[Task instructions] Among the lines below, list those containing the string "React".

(begin)

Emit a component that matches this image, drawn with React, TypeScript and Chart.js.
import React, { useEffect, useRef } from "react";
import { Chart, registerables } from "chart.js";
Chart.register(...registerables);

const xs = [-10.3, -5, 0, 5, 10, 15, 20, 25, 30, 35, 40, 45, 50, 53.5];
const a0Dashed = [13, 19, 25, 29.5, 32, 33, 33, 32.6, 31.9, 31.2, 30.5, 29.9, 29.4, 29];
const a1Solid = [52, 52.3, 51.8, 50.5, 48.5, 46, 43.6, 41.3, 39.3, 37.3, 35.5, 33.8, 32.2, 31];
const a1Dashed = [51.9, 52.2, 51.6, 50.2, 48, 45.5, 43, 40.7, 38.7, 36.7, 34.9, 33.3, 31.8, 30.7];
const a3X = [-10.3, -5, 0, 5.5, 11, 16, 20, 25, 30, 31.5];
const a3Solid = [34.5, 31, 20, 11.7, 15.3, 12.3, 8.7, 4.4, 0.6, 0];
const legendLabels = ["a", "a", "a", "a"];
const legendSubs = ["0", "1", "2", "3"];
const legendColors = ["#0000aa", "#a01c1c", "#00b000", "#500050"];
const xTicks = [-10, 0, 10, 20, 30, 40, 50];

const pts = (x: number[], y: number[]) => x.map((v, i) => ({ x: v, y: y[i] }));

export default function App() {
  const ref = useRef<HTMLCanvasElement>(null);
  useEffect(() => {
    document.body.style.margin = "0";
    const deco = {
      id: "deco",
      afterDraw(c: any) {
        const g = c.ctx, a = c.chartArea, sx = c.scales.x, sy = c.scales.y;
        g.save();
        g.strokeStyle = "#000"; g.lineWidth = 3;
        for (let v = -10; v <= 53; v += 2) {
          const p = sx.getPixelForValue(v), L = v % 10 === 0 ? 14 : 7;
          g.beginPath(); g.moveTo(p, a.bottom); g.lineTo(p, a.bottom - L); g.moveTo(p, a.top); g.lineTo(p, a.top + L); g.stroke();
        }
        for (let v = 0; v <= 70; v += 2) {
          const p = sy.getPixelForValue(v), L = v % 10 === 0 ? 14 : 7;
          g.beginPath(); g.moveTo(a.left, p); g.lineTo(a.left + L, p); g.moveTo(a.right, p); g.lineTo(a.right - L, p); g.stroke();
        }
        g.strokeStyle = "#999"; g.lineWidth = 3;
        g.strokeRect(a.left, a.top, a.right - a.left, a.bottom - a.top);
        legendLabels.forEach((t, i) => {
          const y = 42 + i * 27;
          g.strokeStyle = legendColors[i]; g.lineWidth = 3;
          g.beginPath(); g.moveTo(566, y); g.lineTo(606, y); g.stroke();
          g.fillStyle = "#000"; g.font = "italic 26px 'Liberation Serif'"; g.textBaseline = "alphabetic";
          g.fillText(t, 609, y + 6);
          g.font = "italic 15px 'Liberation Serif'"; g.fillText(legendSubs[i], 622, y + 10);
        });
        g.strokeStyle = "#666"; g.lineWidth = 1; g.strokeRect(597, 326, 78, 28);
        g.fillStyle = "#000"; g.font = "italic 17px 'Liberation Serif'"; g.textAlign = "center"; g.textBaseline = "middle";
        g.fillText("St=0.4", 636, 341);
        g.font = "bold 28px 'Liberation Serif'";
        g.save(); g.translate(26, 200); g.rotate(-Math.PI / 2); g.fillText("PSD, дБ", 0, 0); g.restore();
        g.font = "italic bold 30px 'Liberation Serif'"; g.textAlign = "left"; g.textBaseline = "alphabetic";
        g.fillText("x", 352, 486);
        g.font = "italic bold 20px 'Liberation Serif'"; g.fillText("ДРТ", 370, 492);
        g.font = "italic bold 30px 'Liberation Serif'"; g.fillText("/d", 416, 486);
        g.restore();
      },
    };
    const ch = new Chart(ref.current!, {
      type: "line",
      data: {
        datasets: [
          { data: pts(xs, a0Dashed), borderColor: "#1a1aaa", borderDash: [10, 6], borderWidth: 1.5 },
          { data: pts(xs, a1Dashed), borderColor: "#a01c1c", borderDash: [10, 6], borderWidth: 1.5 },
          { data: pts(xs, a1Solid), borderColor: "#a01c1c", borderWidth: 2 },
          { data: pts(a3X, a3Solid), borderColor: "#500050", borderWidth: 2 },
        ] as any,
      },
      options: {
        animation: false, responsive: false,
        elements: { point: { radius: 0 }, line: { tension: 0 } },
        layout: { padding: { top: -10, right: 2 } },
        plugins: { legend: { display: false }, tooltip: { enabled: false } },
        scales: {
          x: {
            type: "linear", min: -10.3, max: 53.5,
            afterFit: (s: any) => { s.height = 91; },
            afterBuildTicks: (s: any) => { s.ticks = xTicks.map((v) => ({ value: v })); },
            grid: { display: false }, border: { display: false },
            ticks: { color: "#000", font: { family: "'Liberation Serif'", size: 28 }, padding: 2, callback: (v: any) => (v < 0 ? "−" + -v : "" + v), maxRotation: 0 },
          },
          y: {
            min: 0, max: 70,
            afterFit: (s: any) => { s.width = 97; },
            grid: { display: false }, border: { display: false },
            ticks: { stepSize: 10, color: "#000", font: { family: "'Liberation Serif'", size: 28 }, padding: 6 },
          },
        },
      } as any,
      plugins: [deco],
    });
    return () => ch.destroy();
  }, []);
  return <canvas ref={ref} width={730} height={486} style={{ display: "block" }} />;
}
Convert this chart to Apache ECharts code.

(end)

[Answer to the problem]
Emit a component that matches this image, drawn with React, TypeScript and Chart.js.
import React, { useEffect, useRef } from "react";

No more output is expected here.